I picked up a rental car after touring Bari and had no trouble finding my way up the coast, first to Trani, a quiet town with another Frederican castle dating from 1233 and an exquisite Puglian Romanesque cathedral on the waterfront, backed by the Adriatic.
San Nicola Pellegrino, the third of three churches built one on top of the other, has a tall, elegant campanile, a fancifully decorated facade featuring all the animals in Frederick’s menagerie, including elephants, and a finely crafted 12th-century bronze door (now inside the church for safekeeping).
Barletta, about 10 miles north of Trani, has another striking Puglian Romanesque cathedral and was where Frederick launched a crusade in 1228 to liberate then-Muslim-controlled Jerusalem, after repeated promptings from Pope Gregory IX. The emperor’s tardiness in getting started earned him excommunication.
At a time when theologians were criticizing Rome’s worldliness and hedonism, Frederick came to be seen alternately as God’s chastising instrument and the Antichrist to the church establishment.
After my one night in Bari, I took a room in a fortified farm, or masseria, within sight of Castel del Monte, about 40 miles northwest of Bari.

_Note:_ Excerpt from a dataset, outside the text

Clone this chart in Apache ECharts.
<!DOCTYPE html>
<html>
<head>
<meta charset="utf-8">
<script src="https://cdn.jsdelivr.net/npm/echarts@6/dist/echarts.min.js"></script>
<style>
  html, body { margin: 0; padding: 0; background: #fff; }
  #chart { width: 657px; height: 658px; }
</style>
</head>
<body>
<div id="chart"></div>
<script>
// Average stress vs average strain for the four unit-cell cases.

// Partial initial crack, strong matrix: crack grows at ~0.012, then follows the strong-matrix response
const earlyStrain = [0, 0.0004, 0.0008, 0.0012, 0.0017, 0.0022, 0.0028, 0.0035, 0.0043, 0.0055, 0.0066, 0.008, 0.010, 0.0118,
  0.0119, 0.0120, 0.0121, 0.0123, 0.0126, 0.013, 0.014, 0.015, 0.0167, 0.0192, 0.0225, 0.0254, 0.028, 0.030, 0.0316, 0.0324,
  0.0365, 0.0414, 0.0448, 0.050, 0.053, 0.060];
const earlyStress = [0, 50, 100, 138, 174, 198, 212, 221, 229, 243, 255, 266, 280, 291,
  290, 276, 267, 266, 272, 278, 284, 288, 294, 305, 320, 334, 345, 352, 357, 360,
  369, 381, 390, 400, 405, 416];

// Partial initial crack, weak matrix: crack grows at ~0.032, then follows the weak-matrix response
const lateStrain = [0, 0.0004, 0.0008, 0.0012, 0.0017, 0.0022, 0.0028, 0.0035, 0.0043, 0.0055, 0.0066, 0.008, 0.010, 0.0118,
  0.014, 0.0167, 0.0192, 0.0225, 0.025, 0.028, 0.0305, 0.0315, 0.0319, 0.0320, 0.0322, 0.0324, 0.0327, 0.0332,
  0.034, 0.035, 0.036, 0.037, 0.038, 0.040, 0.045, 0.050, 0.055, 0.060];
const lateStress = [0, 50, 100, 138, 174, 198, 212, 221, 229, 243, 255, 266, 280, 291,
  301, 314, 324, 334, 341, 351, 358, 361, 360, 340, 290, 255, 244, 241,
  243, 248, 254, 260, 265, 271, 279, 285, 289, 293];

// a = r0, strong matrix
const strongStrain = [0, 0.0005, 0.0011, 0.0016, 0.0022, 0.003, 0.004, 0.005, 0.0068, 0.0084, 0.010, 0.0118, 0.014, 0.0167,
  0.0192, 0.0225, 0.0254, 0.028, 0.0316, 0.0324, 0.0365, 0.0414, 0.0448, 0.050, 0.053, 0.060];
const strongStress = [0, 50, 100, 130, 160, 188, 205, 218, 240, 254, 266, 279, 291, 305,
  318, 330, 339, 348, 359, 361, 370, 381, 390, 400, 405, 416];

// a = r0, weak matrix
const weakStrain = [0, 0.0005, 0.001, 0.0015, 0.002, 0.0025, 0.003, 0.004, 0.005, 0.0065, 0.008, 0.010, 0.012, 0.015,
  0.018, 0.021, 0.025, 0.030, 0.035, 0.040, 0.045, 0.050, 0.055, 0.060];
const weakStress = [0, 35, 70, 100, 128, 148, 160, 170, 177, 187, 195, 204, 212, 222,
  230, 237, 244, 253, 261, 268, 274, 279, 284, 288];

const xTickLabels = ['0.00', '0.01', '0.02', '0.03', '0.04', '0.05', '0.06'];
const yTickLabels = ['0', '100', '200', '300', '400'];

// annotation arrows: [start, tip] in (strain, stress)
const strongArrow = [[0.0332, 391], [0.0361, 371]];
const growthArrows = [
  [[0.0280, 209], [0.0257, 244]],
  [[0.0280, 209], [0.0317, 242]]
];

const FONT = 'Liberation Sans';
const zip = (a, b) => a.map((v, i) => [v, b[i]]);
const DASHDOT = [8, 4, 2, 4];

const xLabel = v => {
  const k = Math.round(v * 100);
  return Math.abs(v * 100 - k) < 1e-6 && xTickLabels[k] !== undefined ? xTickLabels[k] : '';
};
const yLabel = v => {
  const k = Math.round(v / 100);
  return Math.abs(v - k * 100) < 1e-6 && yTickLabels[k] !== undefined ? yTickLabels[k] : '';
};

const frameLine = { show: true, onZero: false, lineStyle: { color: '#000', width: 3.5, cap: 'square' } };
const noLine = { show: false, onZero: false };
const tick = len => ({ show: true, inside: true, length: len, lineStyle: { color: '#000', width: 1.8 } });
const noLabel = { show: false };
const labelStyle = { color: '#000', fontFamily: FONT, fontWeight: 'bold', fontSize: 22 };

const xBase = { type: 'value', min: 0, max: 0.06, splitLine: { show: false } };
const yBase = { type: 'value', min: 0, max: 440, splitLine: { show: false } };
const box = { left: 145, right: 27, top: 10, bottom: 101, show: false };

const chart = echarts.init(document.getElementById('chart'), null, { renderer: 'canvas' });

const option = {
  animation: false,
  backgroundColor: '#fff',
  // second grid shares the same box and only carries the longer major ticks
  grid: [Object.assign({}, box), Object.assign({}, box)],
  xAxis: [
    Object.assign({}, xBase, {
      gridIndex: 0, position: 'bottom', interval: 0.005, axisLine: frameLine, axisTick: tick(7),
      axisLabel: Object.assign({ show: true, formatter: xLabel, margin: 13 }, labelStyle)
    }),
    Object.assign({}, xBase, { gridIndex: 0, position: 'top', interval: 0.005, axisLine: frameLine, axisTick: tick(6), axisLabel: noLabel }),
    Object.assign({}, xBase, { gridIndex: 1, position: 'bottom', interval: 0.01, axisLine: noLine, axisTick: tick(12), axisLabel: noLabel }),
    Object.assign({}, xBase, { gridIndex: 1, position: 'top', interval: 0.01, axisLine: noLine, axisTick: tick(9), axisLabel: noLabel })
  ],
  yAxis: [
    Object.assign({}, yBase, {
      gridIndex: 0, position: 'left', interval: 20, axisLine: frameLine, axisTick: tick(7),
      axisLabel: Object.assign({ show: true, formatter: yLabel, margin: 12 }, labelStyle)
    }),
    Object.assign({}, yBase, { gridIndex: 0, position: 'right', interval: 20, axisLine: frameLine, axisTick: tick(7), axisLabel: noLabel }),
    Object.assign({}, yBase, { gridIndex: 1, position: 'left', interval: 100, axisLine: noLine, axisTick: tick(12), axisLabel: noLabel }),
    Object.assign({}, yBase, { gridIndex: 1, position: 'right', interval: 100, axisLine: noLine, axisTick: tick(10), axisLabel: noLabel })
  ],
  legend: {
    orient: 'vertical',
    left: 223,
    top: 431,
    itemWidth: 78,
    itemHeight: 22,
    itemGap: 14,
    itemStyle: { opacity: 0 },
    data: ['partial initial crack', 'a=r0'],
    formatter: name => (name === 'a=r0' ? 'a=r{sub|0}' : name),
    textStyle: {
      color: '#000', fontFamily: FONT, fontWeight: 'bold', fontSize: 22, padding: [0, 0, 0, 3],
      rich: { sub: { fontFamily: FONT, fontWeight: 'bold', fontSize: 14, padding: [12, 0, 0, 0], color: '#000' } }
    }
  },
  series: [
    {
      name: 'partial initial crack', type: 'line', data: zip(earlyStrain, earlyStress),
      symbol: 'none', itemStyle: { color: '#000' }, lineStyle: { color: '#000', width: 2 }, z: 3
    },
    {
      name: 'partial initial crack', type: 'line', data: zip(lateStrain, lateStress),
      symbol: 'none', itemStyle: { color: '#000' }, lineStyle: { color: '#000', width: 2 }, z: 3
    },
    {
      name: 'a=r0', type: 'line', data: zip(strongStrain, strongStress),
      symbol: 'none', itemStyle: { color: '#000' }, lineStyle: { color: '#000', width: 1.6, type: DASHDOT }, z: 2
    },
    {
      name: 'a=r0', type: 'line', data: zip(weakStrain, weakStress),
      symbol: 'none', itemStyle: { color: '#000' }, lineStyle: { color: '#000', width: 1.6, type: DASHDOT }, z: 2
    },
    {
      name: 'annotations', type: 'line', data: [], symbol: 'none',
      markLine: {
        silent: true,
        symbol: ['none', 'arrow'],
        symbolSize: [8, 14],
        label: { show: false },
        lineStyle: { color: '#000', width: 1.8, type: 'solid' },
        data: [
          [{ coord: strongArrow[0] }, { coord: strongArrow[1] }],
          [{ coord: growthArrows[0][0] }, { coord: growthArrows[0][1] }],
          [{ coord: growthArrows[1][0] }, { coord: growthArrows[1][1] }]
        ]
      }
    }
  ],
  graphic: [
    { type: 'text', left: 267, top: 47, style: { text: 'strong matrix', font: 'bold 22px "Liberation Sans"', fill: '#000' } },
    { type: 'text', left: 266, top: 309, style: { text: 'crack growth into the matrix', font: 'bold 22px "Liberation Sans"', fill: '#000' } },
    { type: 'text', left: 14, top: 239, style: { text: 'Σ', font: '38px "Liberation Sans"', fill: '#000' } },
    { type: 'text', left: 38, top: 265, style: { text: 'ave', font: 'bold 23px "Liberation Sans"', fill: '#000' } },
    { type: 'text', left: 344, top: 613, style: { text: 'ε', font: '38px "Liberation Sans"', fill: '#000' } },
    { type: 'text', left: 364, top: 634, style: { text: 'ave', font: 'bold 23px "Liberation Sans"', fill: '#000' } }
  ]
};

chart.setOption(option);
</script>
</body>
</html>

Like many other masserias in rural Puglia, the rambling farm complex welcomes tourists. Accommodations are in a recently built wing of simple but comfortable guest rooms, where the sheets and towels bear the crest of the masseria’s owner, Salvatore Tannoja, whose family was ennobled around 1770.
It stayed cold and foggy while I was here, which made Frederick’s castle seem all the more haunting, especially at night when its ramparts were illuminated. But even in daylight, you can see Castel del Monte from miles away. A winding road leads past vineyards and orchards, then through a pine forest on its way up to the castle, which I first visited at dusk.
It’s a stiff climb from the parking lot to the portal, a Classical triumphal arch on the building’s east side, sculpted of rose-colored breccia. Besides the main entry and a handful of small, mullioned windows, the exterior walls are blank.
Inside the octagon, the rooms are arrayed around an eight-sided courtyard and open onto one another with no corridors. The towers between them have vestiges of 13th-century latrines, vaulted Gothic ceilings and spiral staircases leading to the second story, almost a mirror image of the first. Although most of the castle’s embellishments are long gone, some marble fireplaces, graceful three-tiered columns and cunningly sculpted capitals remain, hinting at the original decor.
The chamber above the entrance is thought to have been Frederick’s throne room, although he never spent much time at Castel del Monte, stopping occasionally to indulge his passion for hunting.
Around 1248, the emperor wrote “The Art of Hunting With Falcon,” an ornithological treatise that survives in illustrated-manuscript form at the Vatican Library in Rome.
In it, Frederick identified himself as “one who cared nothing for the size of the kill but only for the thread of understanding between man and bird, (for) the skill that enabled a man to extend his will into the sky and to draw back his emissary from the clouds.”
That is the man I thought of rattling around his castle in the dying light, not the heretical monster abhorred by the pope or the medieval tyrant admired by Hitler, although historians suggest he may have been something of both.
Good and bad at once. Maybe that’s the real riddle of Castel del Monte, tantalizing, troubling, impossible to solve.